■ Stated problem ■
Extract each line of the data below exactly as written.

■ Supplied material ■
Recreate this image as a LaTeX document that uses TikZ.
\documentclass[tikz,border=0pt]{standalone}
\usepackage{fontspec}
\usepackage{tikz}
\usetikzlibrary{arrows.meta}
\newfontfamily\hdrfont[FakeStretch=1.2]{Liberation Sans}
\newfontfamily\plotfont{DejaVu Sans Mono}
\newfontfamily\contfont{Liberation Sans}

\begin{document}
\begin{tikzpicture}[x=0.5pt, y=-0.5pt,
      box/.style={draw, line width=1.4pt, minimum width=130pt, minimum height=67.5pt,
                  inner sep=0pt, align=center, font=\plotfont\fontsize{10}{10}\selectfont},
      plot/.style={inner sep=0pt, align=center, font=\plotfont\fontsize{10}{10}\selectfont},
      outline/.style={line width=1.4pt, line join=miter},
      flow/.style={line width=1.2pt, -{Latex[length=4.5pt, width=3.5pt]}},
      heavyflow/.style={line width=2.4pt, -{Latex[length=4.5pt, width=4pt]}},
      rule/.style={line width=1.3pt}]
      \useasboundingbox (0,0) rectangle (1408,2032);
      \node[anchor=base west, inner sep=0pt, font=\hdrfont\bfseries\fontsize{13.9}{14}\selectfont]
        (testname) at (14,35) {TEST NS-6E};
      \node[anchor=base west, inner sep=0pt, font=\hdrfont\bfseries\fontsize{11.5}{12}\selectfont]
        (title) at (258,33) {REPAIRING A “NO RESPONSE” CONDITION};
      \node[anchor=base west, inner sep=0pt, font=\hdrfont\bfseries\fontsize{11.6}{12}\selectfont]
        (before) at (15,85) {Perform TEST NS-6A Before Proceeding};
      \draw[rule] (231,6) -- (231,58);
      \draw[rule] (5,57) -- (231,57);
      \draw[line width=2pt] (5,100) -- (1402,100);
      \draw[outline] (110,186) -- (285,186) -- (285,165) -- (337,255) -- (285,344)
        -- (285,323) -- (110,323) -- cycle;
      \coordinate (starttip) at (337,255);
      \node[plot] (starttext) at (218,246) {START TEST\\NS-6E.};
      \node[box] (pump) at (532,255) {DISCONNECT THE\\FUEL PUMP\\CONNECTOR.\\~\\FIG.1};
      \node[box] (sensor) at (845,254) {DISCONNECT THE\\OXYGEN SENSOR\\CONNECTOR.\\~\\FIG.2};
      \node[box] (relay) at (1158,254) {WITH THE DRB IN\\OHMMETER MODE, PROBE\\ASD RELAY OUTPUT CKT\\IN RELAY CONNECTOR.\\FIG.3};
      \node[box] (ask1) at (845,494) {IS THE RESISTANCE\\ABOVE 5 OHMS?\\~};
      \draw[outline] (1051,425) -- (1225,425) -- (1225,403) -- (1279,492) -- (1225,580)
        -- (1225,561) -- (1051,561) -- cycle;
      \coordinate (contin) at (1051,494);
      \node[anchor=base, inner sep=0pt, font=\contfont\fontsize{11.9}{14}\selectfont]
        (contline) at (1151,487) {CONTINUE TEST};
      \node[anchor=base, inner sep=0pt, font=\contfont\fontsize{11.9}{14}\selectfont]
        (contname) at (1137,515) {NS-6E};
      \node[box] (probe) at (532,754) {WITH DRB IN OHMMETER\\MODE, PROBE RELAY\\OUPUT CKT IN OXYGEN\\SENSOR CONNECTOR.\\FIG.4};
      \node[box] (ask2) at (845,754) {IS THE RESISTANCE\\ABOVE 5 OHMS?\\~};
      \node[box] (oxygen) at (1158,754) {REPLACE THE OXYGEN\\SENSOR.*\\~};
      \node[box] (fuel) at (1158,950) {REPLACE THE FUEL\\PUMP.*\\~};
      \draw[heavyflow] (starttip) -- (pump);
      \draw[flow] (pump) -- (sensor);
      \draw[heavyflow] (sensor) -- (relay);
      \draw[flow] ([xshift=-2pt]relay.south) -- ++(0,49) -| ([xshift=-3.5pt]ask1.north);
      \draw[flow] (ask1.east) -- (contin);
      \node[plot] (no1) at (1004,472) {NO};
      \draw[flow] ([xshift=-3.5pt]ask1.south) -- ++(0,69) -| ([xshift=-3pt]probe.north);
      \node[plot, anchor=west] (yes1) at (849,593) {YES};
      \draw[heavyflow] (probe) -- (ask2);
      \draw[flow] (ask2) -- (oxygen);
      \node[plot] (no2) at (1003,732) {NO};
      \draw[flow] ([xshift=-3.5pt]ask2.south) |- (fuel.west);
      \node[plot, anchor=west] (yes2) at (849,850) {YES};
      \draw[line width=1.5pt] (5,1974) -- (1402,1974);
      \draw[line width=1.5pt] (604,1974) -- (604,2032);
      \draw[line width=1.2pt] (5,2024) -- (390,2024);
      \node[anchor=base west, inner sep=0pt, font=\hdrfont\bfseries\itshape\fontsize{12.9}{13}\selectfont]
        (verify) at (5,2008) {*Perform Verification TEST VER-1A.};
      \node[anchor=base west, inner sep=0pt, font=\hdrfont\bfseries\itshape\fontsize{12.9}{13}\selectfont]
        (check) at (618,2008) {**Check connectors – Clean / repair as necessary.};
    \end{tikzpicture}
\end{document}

■ Expected answer ■
Recreate this image as a LaTeX document that uses TikZ.
\documentclass[tikz,border=0pt]{standalone}
\usepackage{fontspec}
\usepackage{tikz}
\usetikzlibrary{arrows.meta}
\newfontfamily\hdrfont[FakeStretch=1.2]{Liberation Sans}
\newfontfamily\plotfont{DejaVu Sans Mono}
\newfontfamily\contfont{Liberation Sans}

\begin{document}
\begin{tikzpicture}[x=0.5pt, y=-0.5pt,
      box/.style={draw, line width=1.4pt, minimum width=130pt, minimum height=67.5pt,
                  inner sep=0pt, align=center, font=\plotfont\fontsize{10}{10}\selectfont},
      plot/.style={inner sep=0pt, align=center, font=\plotfont\fontsize{10}{10}\selectfont},
      outline/.style={line width=1.4pt, line join=miter},
      flow/.style={line width=1.2pt, -{Latex[length=4.5pt, width=3.5pt]}},
      heavyflow/.style={line width=2.4pt, -{Latex[length=4.5pt, width=4pt]}},
      rule/.style={line width=1.3pt}]
      \useasboundingbox (0,0) rectangle (1408,2032);
      \node[anchor=base west, inner sep=0pt, font=\hdrfont\bfseries\fontsize{13.9}{14}\selectfont]
        (testname) at (14,35) {TEST NS-6E};
      \node[anchor=base west, inner sep=0pt, font=\hdrfont\bfseries\fontsize{11.5}{12}\selectfont]
        (title) at (258,33) {REPAIRING A “NO RESPONSE” CONDITION};
      \node[anchor=base west, inner sep=0pt, font=\hdrfont\bfseries\fontsize{11.6}{12}\selectfont]
        (before) at (15,85) {Perform TEST NS-6A Before Proceeding};
      \draw[rule] (231,6) -- (231,58);
      \draw[rule] (5,57) -- (231,57);
      \draw[line width=2pt] (5,100) -- (1402,100);
      \draw[outline] (110,186) -- (285,186) -- (285,165) -- (337,255) -- (285,344)
        -- (285,323) -- (110,323) -- cycle;
      \coordinate (starttip) at (337,255);
      \node[plot] (starttext) at (218,246) {START TEST\\NS-6E.};
      \node[box] (pump) at (532,255) {DISCONNECT THE\\FUEL PUMP\\CONNECTOR.\\~\\FIG.1};
      \node[box] (sensor) at (845,254) {DISCONNECT THE\\OXYGEN SENSOR\\CONNECTOR.\\~\\FIG.2};
      \node[box] (relay) at (1158,254) {WITH THE DRB IN\\OHMMETER MODE, PROBE\\ASD RELAY OUTPUT CKT\\IN RELAY CONNECTOR.\\FIG.3};
      \node[box] (ask1) at (845,494) {IS THE RESISTANCE\\ABOVE 5 OHMS?\\~};
      \draw[outline] (1051,425) -- (1225,425) -- (1225,403) -- (1279,492) -- (1225,580)
        -- (1225,561) -- (1051,561) -- cycle;
      \coordinate (contin) at (1051,494);
      \node[anchor=base, inner sep=0pt, font=\contfont\fontsize{11.9}{14}\selectfont]
        (contline) at (1151,487) {CONTINUE TEST};
      \node[anchor=base, inner sep=0pt, font=\contfont\fontsize{11.9}{14}\selectfont]
        (contname) at (1137,515) {NS-6E};
      \node[box] (probe) at (532,754) {WITH DRB IN OHMMETER\\MODE, PROBE RELAY\\OUPUT CKT IN OXYGEN\\SENSOR CONNECTOR.\\FIG.4};
      \node[box] (ask2) at (845,754) {IS THE RESISTANCE\\ABOVE 5 OHMS?\\~};
      \node[box] (oxygen) at (1158,754) {REPLACE THE OXYGEN\\SENSOR.*\\~};
      \node[box] (fuel) at (1158,950) {REPLACE THE FUEL\\PUMP.*\\~};
      \draw[heavyflow] (starttip) -- (pump);
      \draw[flow] (pump) -- (sensor);
      \draw[heavyflow] (sensor) -- (relay);
      \draw[flow] ([xshift=-2pt]relay.south) -- ++(0,49) -| ([xshift=-3.5pt]ask1.north);
      \draw[flow] (ask1.east) -- (contin);
      \node[plot] (no1) at (1004,472) {NO};
      \draw[flow] ([xshift=-3.5pt]ask1.south) -- ++(0,69) -| ([xshift=-3pt]probe.north);
      \node[plot, anchor=west] (yes1) at (849,593) {YES};
      \draw[heavyflow] (probe) -- (ask2);
      \draw[flow] (ask2) -- (oxygen);
      \node[plot] (no2) at (1003,732) {NO};
      \draw[flow] ([xshift=-3.5pt]ask2.south) |- (fuel.west);
      \node[plot, anchor=west] (yes2) at (849,850) {YES};
      \draw[line width=1.5pt] (5,1974) -- (1402,1974);
      \draw[line width=1.5pt] (604,1974) -- (604,2032);
      \draw[line width=1.2pt] (5,2024) -- (390,2024);
      \node[anchor=base west, inner sep=0pt, font=\hdrfont\bfseries\itshape\fontsize{12.9}{13}\selectfont]
        (verify) at (5,2008) {*Perform Verification TEST VER-1A.};
      \node[anchor=base west, inner sep=0pt, font=\hdrfont\bfseries\itshape\fontsize{12.9}{13}\selectfont]
        (check) at (618,2008) {**Check connectors – Clean / repair as necessary.};
    \end{tikzpicture}
\end{document}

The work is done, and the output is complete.